The path of life is seldom a straight line. You might start out as a cowboy, then become a successful trial lawyer and end up a vine wrangler of world class wine. Mark did all the above. Here is his story.

Cowboy

I grew up in the San Joaquin Valley, the great farming region in central California.  I started riding horses when I was 3 years old, riding double with my dad while we worked the cattle.   

That is me riding “Shotgun” along with my dad on his favorite cow horse “Cocoa Malt”.    He trained Cocoa Malt from a colt and turned him into the best open range cutting horse I ever saw. From time to time, Cocoa Malt liked to buck on those cold tule-fog mornings when that wet saddle blanket went on his back and the cinch was tightened.  My Dad and his horse would have a pretty good bucking bronco contest. I’d say it ended in a draw most of the time.  After all the excitement, we just went on with the day’s work.

 

It wasn’t long before I learned to be a real buckaroo, gathering and moving cattle, branding, roping, and riding the range.

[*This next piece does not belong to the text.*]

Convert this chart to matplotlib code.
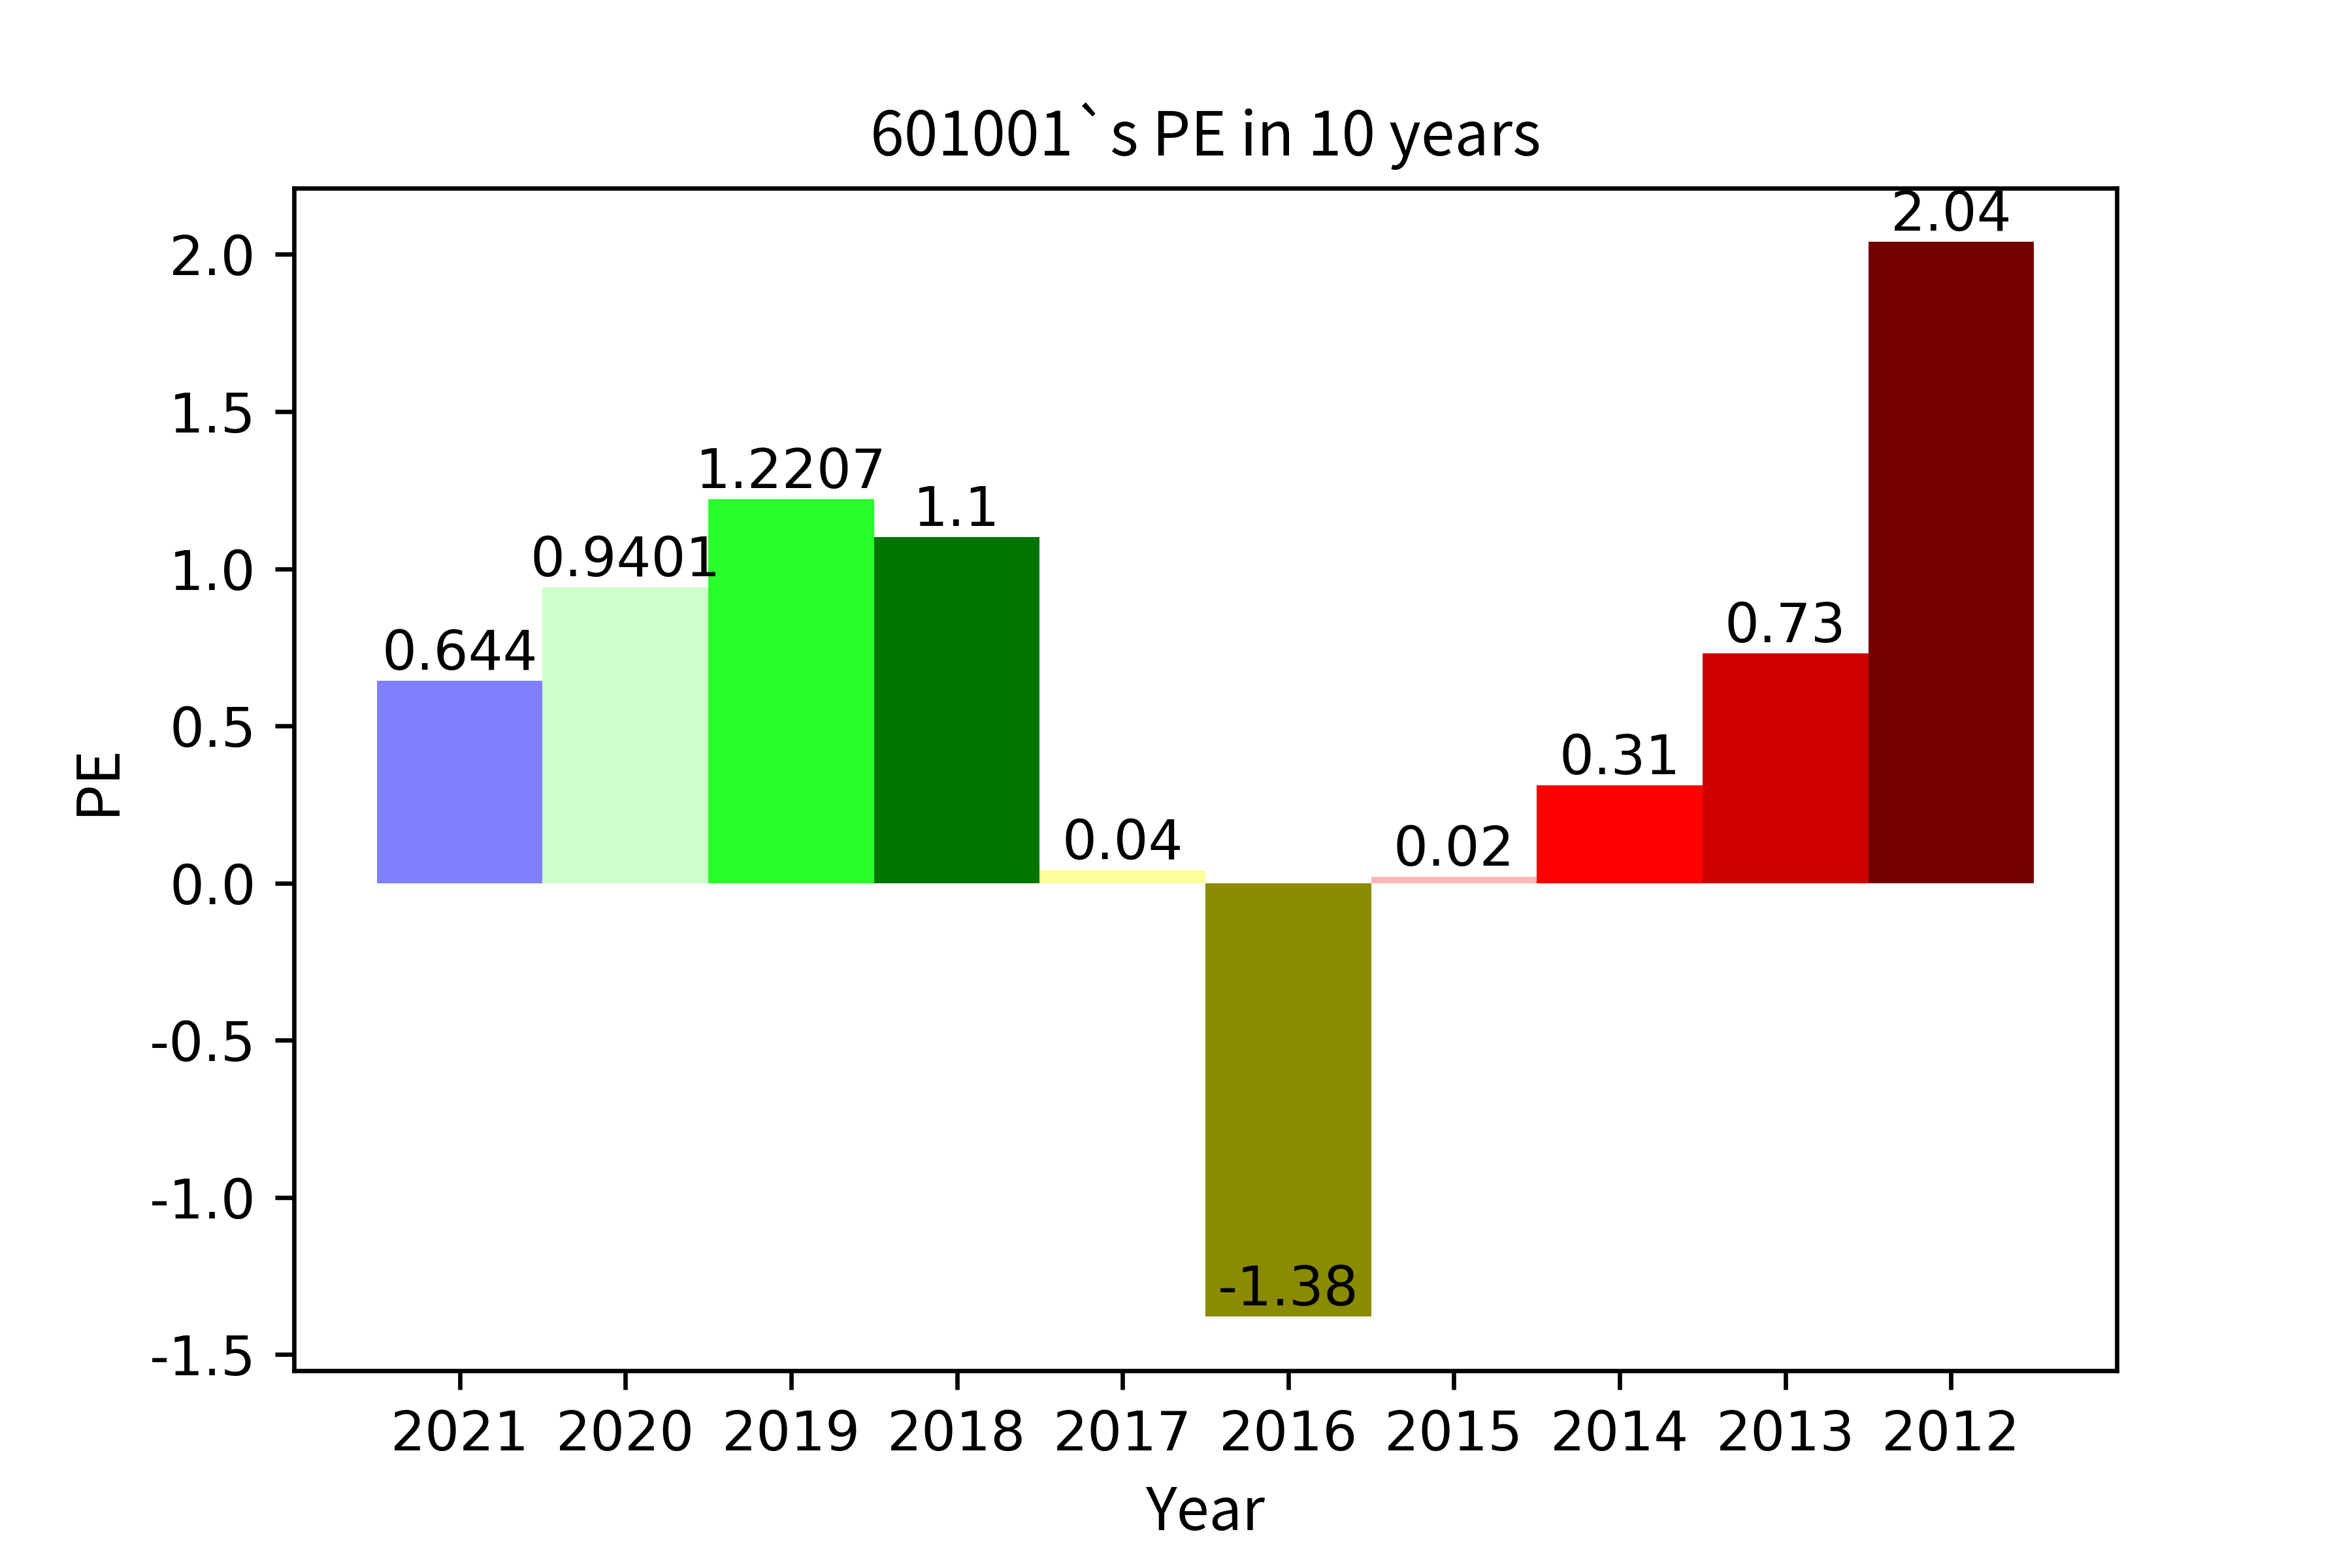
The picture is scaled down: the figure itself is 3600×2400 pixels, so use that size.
import matplotlib
matplotlib.use("Agg")
import matplotlib.pyplot as plt
import numpy as np

years = ["2021", "2020", "2019", "2018", "2017", "2016", "2015", "2014", "2013", "2012"]
pe = [0.644, 0.9401, 1.2207, 1.1, 0.04, -1.38, 0.02, 0.31, 0.73, 2.04]
colors = ["#8080ff", "#ccffcc", "#2aff2a", "#007500", "#ffff99",
          "#8b8b00", "#ffb6b6", "#ff0000", "#cf0000", "#750000"]

plt.rcParams['axes.unicode_minus'] = False
jp = ["Noto Sans CJK JP", "DejaVu Sans"]

fig, ax = plt.subplots(figsize=(6, 4), dpi=600)
fig.subplots_adjust(left=0.125, right=0.9, top=0.88, bottom=0.126)
x = np.arange(len(years))
bars = ax.bar(x, pe, width=1.0, color=colors)

for xi, v in zip(x, pe):
    ax.text(xi, v, str(v), ha="center", va="bottom", fontsize=10)

ax.set_xticks(x)
ax.set_xticklabels(years)
ax.set_title("601001`s PE in 10 years", family=jp, fontsize=11.2)
ax.set_xlabel("Year", family=jp, fontsize=10.8)
ax.set_ylabel("PE", family=jp, fontsize=10.8)

fig.savefig("out.png", dpi=600)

This was my favorite horse, Bullet. His name describes how fast he was.  That wasn’t any critter that could outrun us.  We caught em all.   

 

By the time I was ready for college, of course I went to U.C. Davis where everyone is an “Aggie”.   I was into rodeo, where I rode bareback broncs and saddle broncs in the rough stock events.  My friends and I started the first UC Davis rodeo team and built our own rodeo arena on the UCD campus next to the polo fields.  I won a silver buckle for first place in the bareback bronc riding at the 1974 UCD Picnic Day Rodeo. 

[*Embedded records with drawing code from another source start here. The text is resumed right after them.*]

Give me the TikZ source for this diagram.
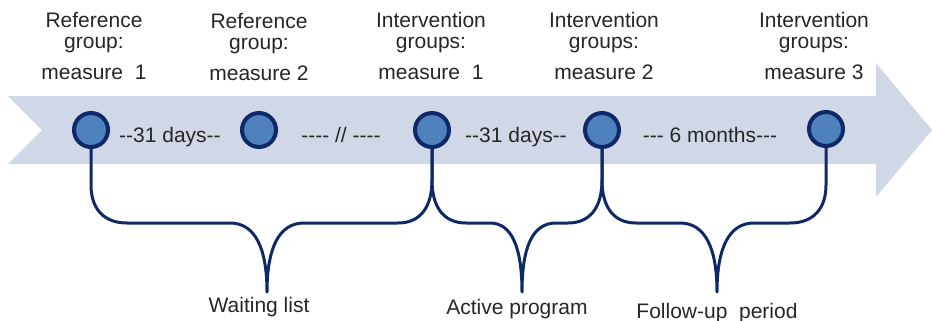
\documentclass[tikz,border=0pt]{standalone}
\usepackage{fontspec}
\setmainfont{Liberation Sans}[Ligatures=TeXOff]
\usepackage{tikz}

\definecolor{bandblue}{RGB}{208,216,231}
\definecolor{dotblue}{RGB}{79,129,189}
\definecolor{navy}{RGB}{14,40,104}
\definecolor{txtgray}{RGB}{38,38,38}

\begin{document}
\begin{tikzpicture}[x=0.5pt,y=-0.5pt,
  dot/.style={circle,draw=navy,fill=dotblue,line width=2pt,minimum size=17pt,inner sep=0pt},
  lbl/.style={text=txtgray,font=\fontsize{10.5}{10.5}\selectfont,inner sep=0pt},
  toplbl/.style={lbl,align=center,anchor=north},
  brace/.style={draw=navy,line width=1.5pt,line join=round}]
\useasboundingbox (0,0) rectangle (932,321);
% time band
\fill[bandblue] (8,96) -- (876,96) -- (876,63) -- (932,130) -- (876,197) -- (876,164) -- (8,164) -- (42,130) -- cycle;
% measure points
\node[dot] (c1) at (91,130) {};
\node[dot] (c2) at (259,130) {};
\node[dot] (c3) at (432,130) {};
\node[dot] (c4) at (602,130) {};
\node[dot] (c5) at (826,129) {};
% headings
\node[toplbl] (h1) at (94,12) {Reference\\group:\\[5pt]measure\ \ 1};
\node[toplbl] (h2) at (259,13) {Reference\\group:\\[5pt]measure 2};
\node[toplbl] (h3) at (431,12) {Intervention\\groups:\\[5pt]measure\ \ 1};
\node[toplbl] (h4) at (604,12) {Intervention\\groups:\\[5pt]measure 2};
\node[toplbl] (h5) at (814,12) {Intervention\\groups:\\[5pt]measure 3};
% intervals
\node[lbl,anchor=base] (d1) at (170,142) {--31 days--};
\node[lbl,anchor=base] (d2) at (341,142) {---- // ----};
\node[lbl,anchor=base] (d3) at (516,142) {--31 days--};
\node[lbl,anchor=base] (d4) at (710,142) {--- 6 months---};
% phases
\node[lbl,anchor=base] (wl) at (259,312) {Waiting list};
\node[lbl,anchor=base] (ap) at (517,314) {Active program};
\node[lbl,anchor=base] (fu) at (717,318) {Follow-up\ \ period};
\coordinate (t1) at (267,292);
\coordinate (t2) at (522,292);
\coordinate (t3) at (717,292);
% braces
\draw[brace] (c1.south) -- (91,185) .. controls (91,210) and (105,223) .. (127,223) -- (230,223)
  .. controls (255,223) and (267,248) .. (t1) .. controls (267,248) and (279,223) .. (304,223)
  -- (398,223) .. controls (422,223) and (432,205) .. (432,180) -- (c3.south);
\draw[brace] (c3.south) -- (432,180) .. controls (432,205) and (442,223) .. (466,223) -- (490,223)
  .. controls (512,223) and (522,248) .. (t2) .. controls (522,248) and (532,223) .. (556,223)
  -- (568,223) .. controls (592,223) and (602,205) .. (602,180) -- (c4.south);
\draw[brace] (c4.south) -- (602,180) .. controls (602,205) and (612,223) .. (636,223) -- (680,223)
  .. controls (705,223) and (717,248) .. (t3) .. controls (717,248) and (729,223) .. (754,223)
  -- (790,223) .. controls (814,223) and (826,208) .. (826,185) -- (c5.south);
\end{tikzpicture}
\end{document}
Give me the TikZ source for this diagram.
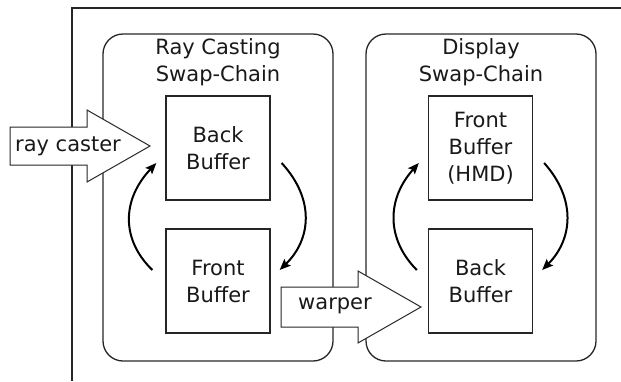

Then I was off to summer jobs cowboying on the 30,000-acre Matador Cattle Co. in Wyoming and the following summer at the John Scott Cattle Co. in Montana which at one time had 280,000 acres and employed 25 cowboys to tend 10,000 head of cattle. 

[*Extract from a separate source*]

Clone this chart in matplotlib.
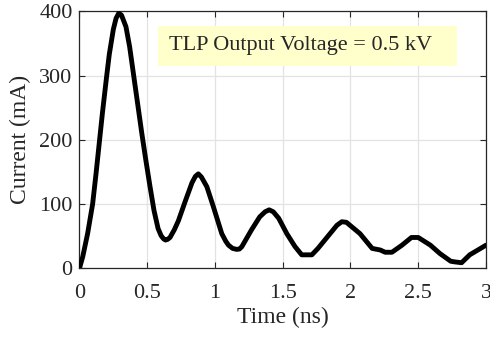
import matplotlib
matplotlib.use("Agg")
import matplotlib.pyplot as plt
from matplotlib.patches import Rectangle

plt.rcParams['font.family'] = ['Liberation Serif', 'DejaVu Serif']

time_ns = [0.0, 0.024, 0.06, 0.097, 0.122, 0.146, 0.17, 0.20, 0.22, 0.25,
           0.27, 0.29, 0.31, 0.343, 0.37, 0.40, 0.43, 0.46, 0.49, 0.52,
           0.55, 0.58, 0.602, 0.62, 0.635, 0.65, 0.668, 0.7,
           0.73, 0.78, 0.83, 0.855, 0.877, 0.9, 0.94,
           0.988, 1.05, 1.08, 1.10, 1.13, 1.16, 1.18, 1.198, 1.27, 1.33, 1.37, 1.40,
           1.43, 1.47, 1.53, 1.59, 1.64, 1.715, 1.76, 1.83, 1.90, 1.936, 1.97, 2.07,
           2.16, 2.22, 2.256, 2.306, 2.38, 2.45, 2.50, 2.59, 2.66, 2.74, 2.77, 2.82,
           2.88, 3.0]
current_mA = [0, 18, 54, 100, 147, 195, 243, 298, 333, 372,
              389, 397, 394, 376, 345, 300, 255, 210, 168, 128,
              90, 62, 51, 46, 44, 45, 48, 60,
              74, 104, 133, 143, 147, 142, 127,
              96, 54, 42, 36, 31, 29.5, 30, 33.6, 60, 80, 88, 91,
              88, 78, 54, 34, 21, 21, 31, 49, 67, 72.5, 71.6, 54,
              31, 28.5, 25, 25, 36, 48, 48, 36, 23, 11, 10, 8.7,
              21, 36]

xticks = [0, 0.5, 1, 1.5, 2, 2.5, 3]
xticklabels = ['0', '0.5', '1', '1.5', '2', '2.5', '3']
yticks = [0, 100, 200, 300, 400]
annotation = 'TLP Output Voltage = 0.5 kV'

fig = plt.figure(figsize=(4.9, 3.37), dpi=100)
ax = fig.add_axes([0.1622, 0.2038, 0.8296, 0.7627])

ax.plot(time_ns, current_mA, color='black', linewidth=3.5, solid_joinstyle='round',
        solid_capstyle='round', zorder=3)

ax.set_xlim(0, 3)
ax.set_ylim(0, 400)
ax.set_xticks(xticks)
ax.set_xticklabels(xticklabels)
ax.set_yticks(yticks)
ax.grid(True, color='#e3e3e3', linewidth=0.9)
ax.set_axisbelow(True)
ax.tick_params(direction='in', length=4, width=0.8, top=True, right=True,
               labelsize=16, colors='#262626', labelcolor='#262626')
ax.tick_params(axis='x', pad=11)
ax.tick_params(axis='y', pad=5)
for s in ax.spines.values():
    s.set_color('#262626')
    s.set_linewidth(0.9)

ax.set_xlabel('Time (ns)', fontsize=17, color='#262626', labelpad=3)
ax.set_ylabel('Current (mA)', fontsize=17, color='#262626', labelpad=6)

ax.add_patch(Rectangle((0.193, 0.786), 0.735, 0.157, transform=ax.transAxes,
                       facecolor='#ffffcc', edgecolor='none', zorder=2))
ax.text(0.545, 0.866, annotation, transform=ax.transAxes, ha='center', va='center',
        fontsize=16, color='#262626', zorder=4)

fig.savefig('out.png', dpi=100)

But I realized I wanted more of a mental challenge than pushing cows around. I also realized there was no future in rodeo. So, I decided to go to law school and become a lawyer.  I was accepted and attended law classes where we engaged in the Socratic method of legal education.  I spent long hours reading legal cases in the law library.  After three hard years I graduated law school and passed the CA Bar exam. 

Lawyer

I was hired as a litigation attorney at a large law firm in San Jose.   I took depositions, wrote legal briefs and argued cases in court.  I litigated jury trials, arbitrations and appellate cases representing clients in both State and Federal Court.  

 

There was one big case I handled representing the City of Gilroy involving the 1st Amendment right to free speech at the Gilroy Garlic Festival where a motorcycle gang was kicked out of the festival for wearing “gang colors”.  I wrote the briefs and argued the case for my client and won at the Federal District Court level.  When the other side appealed, I appeared and argued the case before an en banc panel of the 9th Circuit Court of Appeals presided over by the famous Chief Judge Kozinsky.  I won the appeal, and the decision was published making new federal law. 

 

I was recruited to join Petit & Martin, a national law firm in San Francisco with more than 250 lawyers.  I was a partner there for several years, but the Pettit & Martin office in San Francisco is where the 101 California shooting occurred in 1993.  This tragic event started the unraveling of the firm that eventually lead to its dissolution.  So, I started my own law firm. Through adversity I created opportunity.  My new law firm flourished.  

 

My law practice focused on real estate law.  I became general counsel to Sereno Group, one of the largest independent real estate brokerages in the SF Bay Area. 

Winegrower

After four decades of practicing law, my wife and  I moved to the Sonoma County wine country where we bought Highland Vineyard and began farming Pinot Noir wine grapes.  For years our grapes were sold to high-end wineries for their expensive bottles of Pinot Noir.  But I found no satisfaction in working so hard in the vineyard all season long only for harvest day to come, when the grapes were harvested, delivered, and gone.  

 

Then along came 2020.  The multiple wildfires that ravaged Sonoma County were a long way from Highland Vineyard, but their blanketing smoke settled in on our vineyard.  The smoke taint that year meant that our grapes could not be harvested.  The crop was a complete loss.     

 

The 2020 fire was one more disaster that motivated me to choose a new path. So, we decided to start our own wine business and create a new wine label for our Highland Vineyard Pinot Noir.  I figured out how to get a Type 02 winery license, hired a professional wine maker (Ashley Herzberg), found a custom crush winery (Elevation Winery in Healdsburg), and created the Vine Wrangler label, with the help of brand expert Lisa Ehrlich. Vine Wrangler was born.

Highland Vineyard

The Russian River Valley is a preeminent Pinot Noir growing region.  The Pacific Coast’s marine climate and the Goldridge Fine Sandy Loam soil at Highland Vineyard, provide growing conditions that are perfect for producing the finest Pinot Noir in the world, with great depth of character and complexity of flavors.   Wine growers here have elevated their wines to cult status with grapes of exceptional quality.  

 

We welcome you to share the Vine Wrangler experience with us.